Joe Rigney sent along an unpublished paper on Galatians 2. He translates verses 15-16 this way: “We are Jews by nature and not ‘sinners’ from the Gentiles. Nevertheless, because we know that a ‘man of the works of the Law’ is not justified except through faith in Jesus Christ, even we Jews have believed in Christ Jesus in order that we might be justified by faith in Christ and not by works of the Law. For by works of the Law no flesh will be justified.”
One of the fresh things here is his conclusion that “of the works of the law” in verse 15 modifies anthropos rather than dikaioo ; it is an adjective modifying “man” rather than an adverb modifying how one is justified. He points to various places where Paul uses similar phrases as adjective modifiers (Galatians 2:12, 15; Romans 4:16). These uses “combined with the word order in the verse, the normal exceptive force of ean me [except], the difficulty of other alternatives, and the logical movement in the passage, this reading clearly becomes the most probable.”

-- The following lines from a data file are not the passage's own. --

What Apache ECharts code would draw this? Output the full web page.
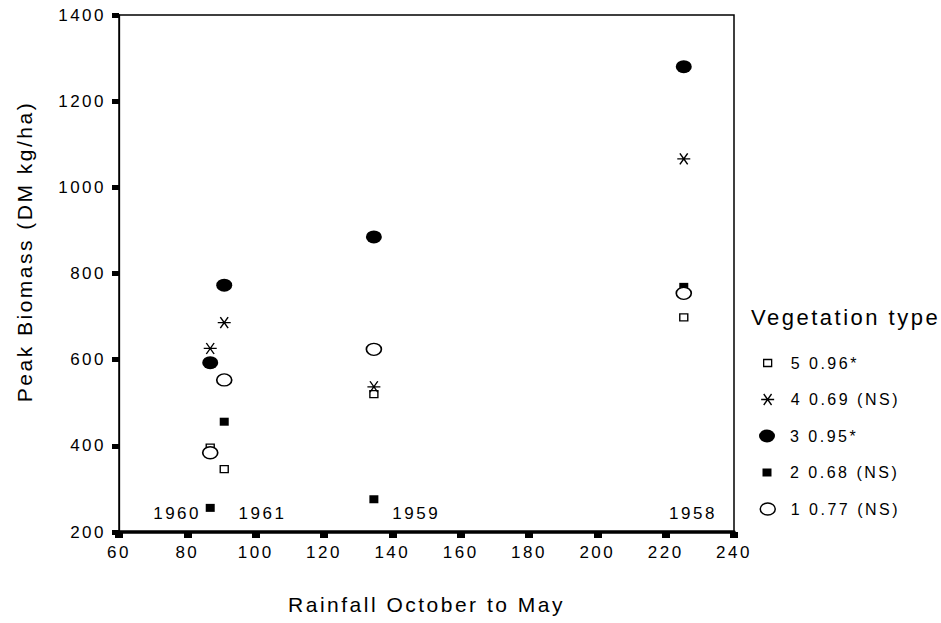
<!DOCTYPE html>
<html>
<head>
<meta charset="utf-8">
<script src="https://cdn.jsdelivr.net/npm/echarts@6/dist/echarts.min.js"></script>
<style>
  html, body { margin: 0; padding: 0; background: #fff; }
  #chart { width: 941px; height: 623px; }
  #chart text { letter-spacing: 2.5px; }
</style>
</head>
<body>
<div id="chart"></div>
<script>
// rainfall (Oct-May) for each season, in the order 1960, 1961, 1959, 1958
const rainfall = [86.7, 90.8, 134.6, 225.3];
const years = ["1960", "1961", "1959", "1958"];
// where the year captions sit, in data units
const yearLabelX = [77, 102, 147, 228];
const yearLabelY = 244;

const seriesNames = ["5 0.96*", "4 0.69 (NS)", "3 0.95*", "2 0.68 (NS)", "1 0.77 (NS)"];
const type5 = [396, 346, 520, 698];
const type4 = [626, 686, 537, 1066];
const type3 = [593, 773, 885, 1280];
const type2 = [256, 456, 276, 769];
const type1 = [384, 553, 624, 754];
const values = [type5, type4, type3, type2, type1];

const FONT = "Liberation Sans";
const ELLIPSE = "path://M-1,0A1,1,0,1,1,1,0A1,1,0,1,1,-1,0Z";
const STAR = "path://M-1,0L1,0M-0.6,-1L0.6,1M0.6,-1L-0.6,1";

const markers = [
  { symbol: "rect", size: [8, 7], fill: "#fff", width: 1.3 },
  { symbol: STAR, size: [13, 11], fill: "#000", width: 1.3 },
  { symbol: ELLIPSE, size: [16, 13], fill: "#000", width: 0 },
  { symbol: "rect", size: [9, 8], fill: "#000", width: 0 },
  { symbol: ELLIPSE, size: [15, 12], fill: "#fff", width: 1.5 }
];

// legend layout
const legendIconX = 767;
const legendTextX = 790;
const legendRowY = [363, 399.5, 436, 472.5, 509];

const chart = echarts.init(document.getElementById("chart"), null, { renderer: "svg" });

const series = values.map((vals, i) => ({
  name: seriesNames[i],
  type: "scatter",
  data: vals.map((v, j) => [rainfall[j], v]),
  symbol: markers[i].symbol,
  symbolSize: markers[i].size,
  symbolKeepAspect: false,
  itemStyle: { color: markers[i].fill, borderColor: "#000", borderWidth: markers[i].width, opacity: 1 },
  emphasis: { disabled: true },
  silent: true
}));

series.push({
  name: "years",
  type: "scatter",
  data: years.map((y, i) => ({ value: [yearLabelX[i], yearLabelY], label: { formatter: y } })),
  symbolSize: 0,
  itemStyle: { color: "#000", opacity: 1 },
  label: { show: true, position: "inside", color: "#000", fontSize: 17, fontFamily: FONT, textBorderWidth: 0 },
  emphasis: { disabled: true },
  silent: true
});

const legends = seriesNames.map((name, i) => {
  const [w, h] = markers[i].size;
  return {
    data: [name],
    orient: "vertical",
    padding: 0,
    left: legendIconX - w / 2,
    top: legendRowY[i] - 8,
    itemWidth: w,
    itemHeight: h,
    symbolKeepAspect: false,
    selectedMode: false,
    itemStyle: { color: markers[i].fill, borderColor: "#000", borderWidth: markers[i].width },
    textStyle: {
      fontSize: 16, fontFamily: FONT, color: "#000",
      padding: [0, 0, 0, legendTextX - (legendIconX + w / 2 + 5)]
    }
  };
});

chart.setOption({
  animation: false,
  backgroundColor: "#fff",
  textStyle: { fontFamily: FONT, color: "#000" },
  title: {
    text: "Vegetation type", left: 751, top: 306, padding: 0,
    textStyle: { fontSize: 22, fontWeight: "normal", fontFamily: FONT, color: "#000" }
  },
  legend: legends,
  grid: {
    left: 119, right: 207, top: 15, bottom: 91,
    show: true, borderColor: "#000", borderWidth: 1.5,
    outerBoundsMode: "none"
  },
  xAxis: {
    type: "value", min: 60, max: 240, interval: 20,
    splitLine: { show: false },
    axisLine: { show: true, onZero: false, lineStyle: { color: "#000", width: 3.5 } },
    axisTick: { show: true, length: 6, lineStyle: { color: "#000", width: 8 } },
    axisLabel: { margin: 12, fontSize: 17, color: "#000", fontFamily: FONT, formatter: (v) => String(v) },
    name: "Rainfall October to May", nameLocation: "middle", nameGap: 62,
    nameTextStyle: { fontSize: 21, color: "#000", fontFamily: FONT }
  },
  yAxis: {
    type: "value", min: 200, max: 1400, interval: 200,
    splitLine: { show: false },
    axisLine: { show: true, onZero: false, lineStyle: { color: "#000", width: 1.3 } },
    axisTick: { show: true, length: 7, lineStyle: { color: "#000", width: 5 } },
    axisLabel: { margin: 13, fontSize: 17, color: "#000", fontFamily: FONT, formatter: (v) => String(v) },
    name: "Peak Biomass (DM kg/ha)", nameLocation: "middle", nameGap: 84,
    nameTextStyle: { fontSize: 21, color: "#000", fontFamily: FONT, padding: [0, 0, 0, 44] }
  },
  series: series
});
</script>
</body>
</html>
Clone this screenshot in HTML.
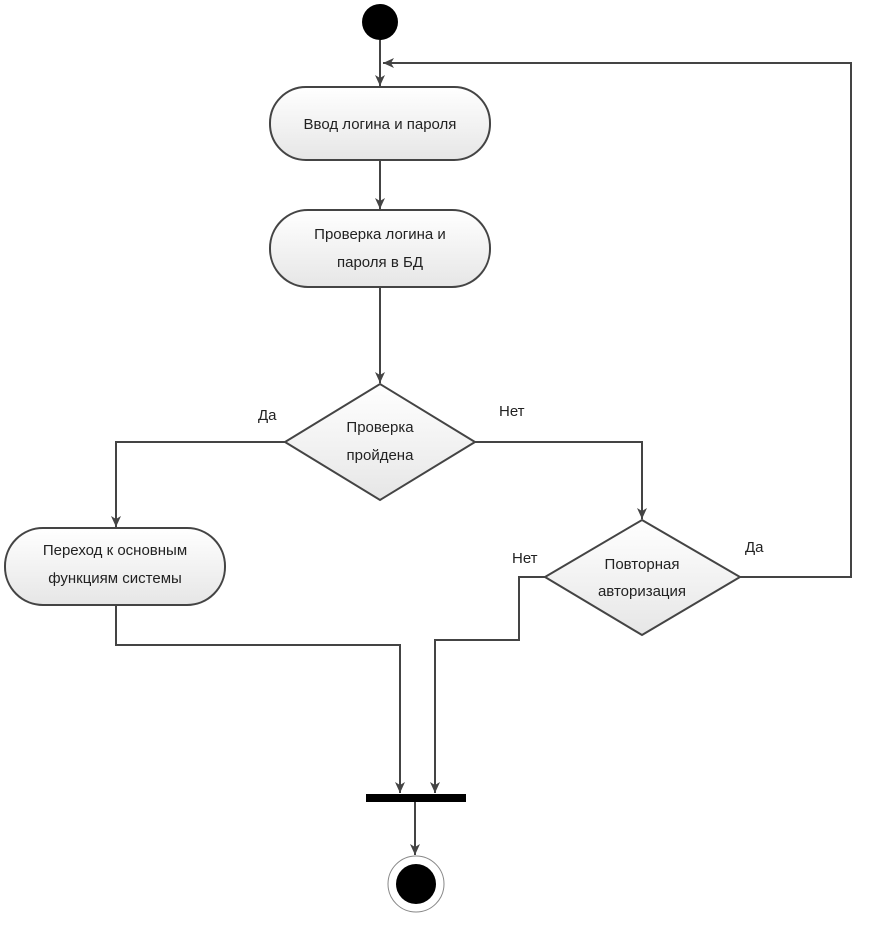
<!DOCTYPE html>
<html><head><meta charset="utf-8"><style>
html,body{margin:0;padding:0;background:#fff;}
svg{display:block;}
text{font-family:"Liberation Sans",sans-serif;font-size:15px;fill:#222;}
</style></head><body>
<svg width="869" height="926" viewBox="0 0 869 926" xmlns="http://www.w3.org/2000/svg">
<defs>
<linearGradient id="g" x1="0" y1="0" x2="0" y2="1"><stop offset="0" stop-color="#ffffff"/><stop offset="1" stop-color="#e6e6e6"/></linearGradient>
<marker id="a" markerWidth="12" markerHeight="12" refX="11" refY="6" orient="auto" markerUnits="userSpaceOnUse"><path d="M0,1 L11,6 L0,11 L3,6 Z" fill="#444"/></marker>
</defs>
<g stroke="#444" stroke-width="2" fill="none">
<line x1="380" y1="40" x2="380" y2="86" marker-end="url(#a)"/>
<polyline points="740,577 851,577 851,63 383,63" marker-end="url(#a)"/>
<line x1="380" y1="160" x2="380" y2="209" marker-end="url(#a)"/>
<line x1="380" y1="287" x2="380" y2="383" marker-end="url(#a)"/>
<polyline points="285,442 116,442 116,527" marker-end="url(#a)"/>
<polyline points="475,442 642,442 642,519" marker-end="url(#a)"/>
<polyline points="545,577 519,577 519,640 435,640 435,793" marker-end="url(#a)"/>
<polyline points="116,605 116,645 400,645 400,793" marker-end="url(#a)"/>
<line x1="415" y1="802" x2="415" y2="855" marker-end="url(#a)"/>
</g>
<circle cx="380" cy="22" r="18" fill="#000"/>
<g stroke="#444" stroke-width="2" fill="url(#g)">
<rect x="270" y="87" width="220" height="73" rx="36" ry="36"/>
<rect x="270" y="210" width="220" height="77" rx="38" ry="38"/>
<rect x="5" y="528" width="220" height="77" rx="38" ry="38"/>
<polygon points="380,384 475,442 380,500 285,442"/>
<polygon points="642,520 740,577 642,635 545,577"/>
</g>
<rect x="366" y="794" width="100" height="8" fill="#000"/>
<circle cx="416" cy="884" r="28" fill="#fff" stroke="#888" stroke-width="1"/>
<circle cx="416" cy="884" r="20" fill="#000"/>
<g text-anchor="middle">
<text x="380" y="129">Ввод логина и пароля</text>
<text x="380" y="239">Проверка логина и</text>
<text x="380" y="267">пароля в БД</text>
<text x="380" y="432">Проверка</text>
<text x="380" y="460">пройдена</text>
<text x="115" y="555">Переход к основным</text>
<text x="115" y="583">функциям системы</text>
<text x="642" y="569">Повторная</text>
<text x="642" y="596">авторизация</text>
</g>
<text x="258" y="420" font-size="13">Да</text>
<text x="499" y="416" font-size="13">Нет</text>
<text x="512" y="563" font-size="13">Нет</text>
<text x="745" y="552" font-size="13">Да</text>
</svg>
</body></html>
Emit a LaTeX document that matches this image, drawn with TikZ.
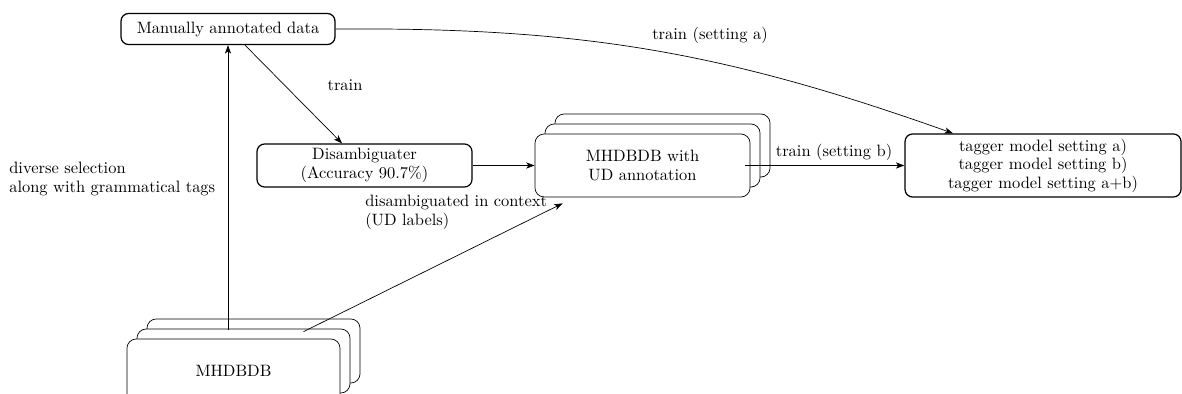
\documentclass[tikz,border=0pt]{standalone}
\usetikzlibrary{arrows.meta,calc,shadows}

\tikzset{
  >={Stealth[length=5.5pt,width=4pt,inset=1.5pt]},
  every node/.style={font=\fontsize{10.7}{12}\selectfont},
  boxthick/.style={draw, line width=0.8pt, rounded corners=5pt, fill=white,
                   inner sep=0pt, align=center},
  stackbox/.style={draw, line width=0.45pt, rounded corners=6pt, fill=white,
                   inner sep=0pt, align=center,
                   copy shadow={shadow xshift=13pt, shadow yshift=13pt,
                                draw=black, fill=white, line width=0.45pt},
                   copy shadow={shadow xshift=6.5pt, shadow yshift=6.5pt,
                                draw=black, fill=white, line width=0.45pt}},
  lbl/.style={inner sep=0pt},
  conn/.style={->, line width=0.45pt},
}

\begin{document}
\begin{tikzpicture}[x=0.65pt, y=-0.65pt]
  \useasboundingbox (0,0) rectangle (1182,394);
  \clip (0,0) rectangle (1182,394);

  % boxes
  \node[boxthick, minimum width=139.1pt, minimum height=20.2pt] (mad)
       at (228,29) {Manually annotated data};
  \node[boxthick, minimum width=139.8pt, minimum height=28pt] (dis)
       at (364.5,165.5) {Disambiguater\\(Accuracy 90.7\%)};
  \node[stackbox, minimum width=139.8pt, minimum height=41pt] (ud)
       at (642.5,165.5) {MHDBDB with\\UD annotation};
  \node[boxthick, minimum width=179.4pt, minimum height=41pt] (tag)
       at (1043,165.5) {tagger model setting a)\\tagger model setting b)\\tagger model setting a+b)};
  \node[stackbox, minimum width=138.5pt, minimum height=41.6pt] (mhd)
       at (233.5,371) {MHDBDB};

  % connectors
  \draw[conn] ($(mad.south)+(17,0)$) -- ($(dis.north)+(-22.5,0)$);
  \draw[conn] (dis.east) -- (ud.west);
  \draw[conn] ($(ud.east)+(-5,0)$) -- (tag.west);
  \draw[conn] (mad.east) to[bend left=10] ($(tag.north)+(-90,0)$);
  \draw[conn] ($(mad.south |- mhd.north)+(0,-9)$) -- (mad.south);
  \draw[conn] ($(mhd.north)+(70,-7)$) -- ($(ud.south west)+(28,6)$);

  % labels
  \node[lbl] (ltrain) at (345,85) {train};
  \node[lbl] (lseta) at (710,35) {train (setting a)};
  \node[lbl] (lsetb) at (834,152) {train (setting b)};
  \node[lbl, anchor=west, align=left] (lctx) at (365,212.5)
       {disambiguated in context\\(UD labels)};
  \node[lbl, anchor=west, align=left] (lsel) at (9,179)
       {diverse selection\\along with grammatical tags};
\end{tikzpicture}
\end{document}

On Rigney’s reading, Paul is stating something known by Jewish Christians generally, namely, that even those who are of works of law have to seek justification in Jesus. And “The point of the confession then would simply be to establish that even Jews, even covenant insiders, by the common agreement of all Jewish Christians, must have faith in Christ in order to be justified. In other words, 2:16a grounds 2:16b by establishing the necessity of faith in Christ for justification.”